The Elegance of the Theoretical Framework: Formalizing diffusion-based editing as a Doob's h-transform bridge process is a very elegant theoretical contribution. The decomposition of reconstruction and edit terms is no longer heuristic but backed by rigorous probability theory. This provides a unified theoretical language for subsequent methods.
Product of h-Experts as a Flexible Composition Mechanism: Under the energy function perspective, different editing goals are combined by simple addition, which is vastly simpler than the complex multi-stage pipelines in existing methods.
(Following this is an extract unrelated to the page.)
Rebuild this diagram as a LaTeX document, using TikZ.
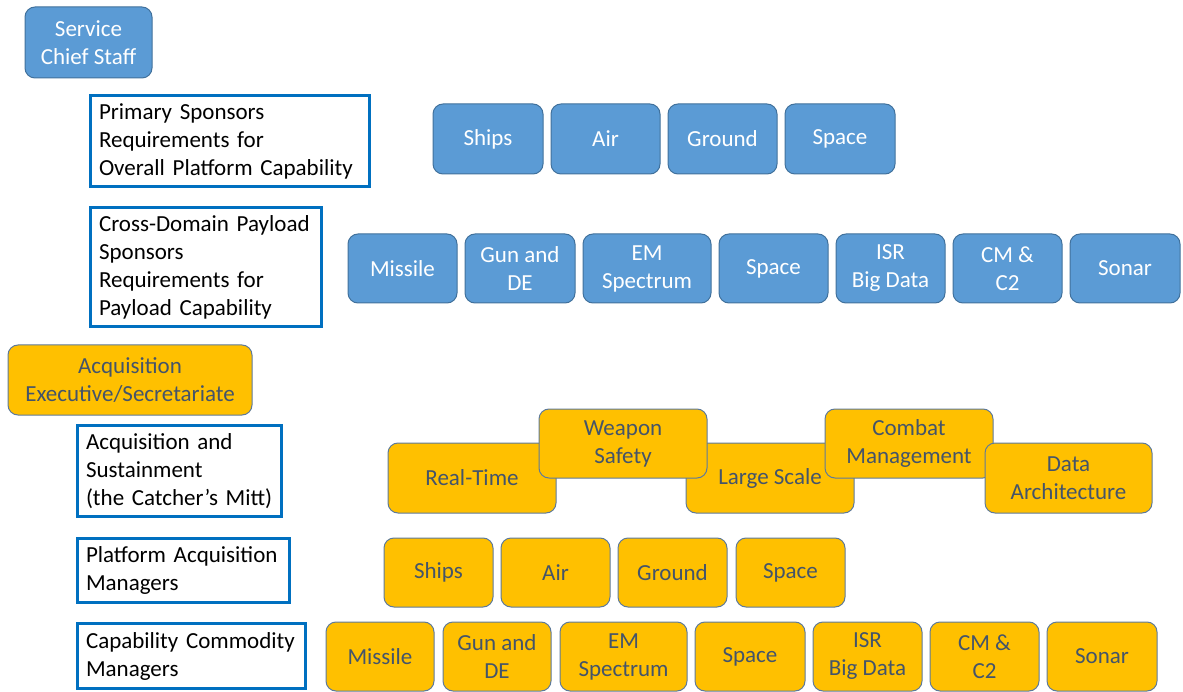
\documentclass[tikz,border=0pt]{standalone}
\usepackage{fontspec}
\setmainfont{Carlito}
\definecolor{bfill}{HTML}{5B9BD5}
\definecolor{bdraw}{HTML}{41719C}
\definecolor{ofill}{HTML}{FFC000}
\definecolor{odraw}{HTML}{5E7A9A}
\definecolor{otext}{HTML}{44546A}
\definecolor{rdraw}{HTML}{0070C0}
\begin{document}
\begin{tikzpicture}[x=1pt,y=-1pt,
  font=\fontsize{23}{28}\selectfont,
  bbox/.style={draw=bdraw, fill=bfill, line width=1pt, rounded corners=10pt, text=white, align=center, inner sep=2pt},
  obox/.style={draw=odraw, fill=ofill, line width=1pt, rounded corners=10pt, text=otext, align=center, inner sep=2pt},
  rbox/.style={draw=rdraw, line width=3pt, fill=white, text=black, align=left, inner xsep=8.5pt, inner ysep=0pt},
  r1/.style={minimum height=70},
  r2/.style={minimum height=69}]
\useasboundingbox (0,0) rectangle (1183,692);
% Service chief
\node[bbox, minimum width=127, minimum height=71] (chief) at (88.5,42.5) {Service\\Chief Staff};
\node[rbox, minimum width=279, minimum height=91, text width=262] (prim) at (230,141) {Primary Sponsors\\Requirements for\\Overall Platform Capability};
\node[bbox, r1, minimum width=110] (bships) at (488,139) {Ships};
\node[bbox, r1, minimum width=109] (bair) at (605.5,139) {Air};
\node[bbox, r1, minimum width=109] (bground) at (722.5,139) {Ground};
\node[bbox, r1, minimum width=110] (bspace) at (840,139) {Space};
\node[rbox, minimum width=231, minimum height=119, text width=214] (cross) at (206,267) {Cross-Domain Payload\\Sponsors\\Requirements for\\Payload Capability};
\node[bbox, r2, minimum width=109] (bmissile) at (402.5,268.5) {Missile};
\node[bbox, r2, minimum width=110] (bgun) at (520,268.5) {Gun and\\DE};
\node[bbox, r2, minimum width=128] (bem) at (647,268.5) {EM\\Spectrum};
\node[bbox, r2, minimum width=109] (bspace2) at (773.5,268.5) {Space};
\node[bbox, r2, minimum width=109] (bisr) at (890.5,268.5) {ISR\\Big Data};
\node[bbox, r2, minimum width=109] (bcm) at (1007.5,268.5) {CM \&\\C2};
\node[bbox, r2, minimum width=110] (bsonar) at (1125,268.5) {Sonar};
% Acquisition
\node[obox, minimum width=244, minimum height=70] (acqexec) at (130,380) {Acquisition\\Executive/Secretariate};
\node[rbox, minimum width=204, minimum height=91, text width=187] (acqs) at (179.5,471) {Acquisition and\\Sustainment\\(the Catcher’s Mitt)};
\node[obox, minimum width=168, minimum height=70] (rt) at (472,478) {Real-Time};
\node[obox, minimum width=168, minimum height=70] (ls) at (770,478) {Large Scale};
\node[obox, minimum width=168, minimum height=69] (ws) at (623,443.5) {Weapon\\Safety};
\node[obox, minimum width=168, minimum height=69] (cmg) at (909,443.5) {Combat\\Management};
\node[obox, minimum width=167, minimum height=70] (da) at (1068.5,478) {Data\\Architecture};
\node[rbox, minimum width=212, minimum height=64, text width=195] (pam) at (183.5,570.5) {Platform Acquisition\\Managers};
\node[obox, r2, minimum width=109] (oships) at (438.5,572.5) {Ships};
\node[obox, r2, minimum width=109] (oair) at (555.5,572.5) {Air};
\node[obox, r2, minimum width=109] (oground) at (672.5,572.5) {Ground};
\node[obox, r2, minimum width=109] (ospace) at (790.5,572.5) {Space};
\node[rbox, minimum width=228, minimum height=65, text width=211] (ccm) at (191.5,656) {Capability Commodity\\Managers};
\node[obox, r2, minimum width=108] (omissile) at (380,656.5) {Missile};
\node[obox, r2, minimum width=108] (ogun) at (497,656.5) {Gun and\\DE};
\node[obox, r2, minimum width=127] (oem) at (623.5,656.5) {EM\\Spectrum};
\node[obox, r2, minimum width=110] (ospace2) at (750,656.5) {Space};
\node[obox, r2, minimum width=109] (oisr) at (867.5,656.5) {ISR\\Big Data};
\node[obox, r2, minimum width=109] (ocm) at (984.5,656.5) {CM \&\\C2};
\node[obox, r2, minimum width=110] (osonar) at (1102,656.5) {Sonar};
\end{tikzpicture}
\end{document}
Notably, this achieves training-free joint editing guided by both text and reward models for the first time.
Optimization Perspective of Implicit Updates: Formulating editing at each step as a gradient ascent optimization problem starting from \(x_{t-1}^{base}\) with adjustable steps provides practitioners with an intuitive "edit strength knob."

Limitations & Future Work¶

Reliance on Stable Diffusion v1.4, without validation on newer architectures like SDXL or SD3.
Text-guided editing still requires combination with P2P's attention maps to preserve structure; the framework itself cannot entirely replace P2P.
The multi-step optimization of implicit updates linearly increases inference time.
Gradient computation of the h-function may be non-differentiable or unstable for certain reward models.
Currently only handles image editing; extending it to video editing requires addressing temporal consistency issues.

vs PnP Inversion: PnP directly injects inversion residuals into editing updates, which is equivalent to a special case in the h-Edit framework with only the reconstruction term and no editing term, resulting in weak editing strength.
vs Edit Friendly (EF): EF performs editing utilizing stochastic inversion + residual injection but lacks a theoretical foundation; h-Edit-R can be viewed as a theoretically enhanced version of EF that incorporates an explicit editing term.
vs FreeDoM/Universal Guidance: These methods also leverage gradients of external rewards to guide diffusion sampling, but they are not unified under the h-transform framework and do not support seamless combination with text-guided editing.

Rating¶

Novelty: ⭐⭐⭐⭐⭐ Introducing Doob's h-transform to diffusion editing is a brand-new theoretical contribution; the framework is both elegant and practical.
Experimental Thoroughness: ⭐⭐⭐⭐ Good coverage across three tasks: text editing, face swapping, and compositional editing, but lacks user studies.
Writing Quality: ⭐⭐⭐⭐⭐ The theoretical derivation is clear and complete, and the block diagram of the framework is intuitive.
Value: ⭐⭐⭐⭐⭐ Unifies the theoretical foundation of diffusion editing; Product of h-Experts holds significant potential for compositional editing.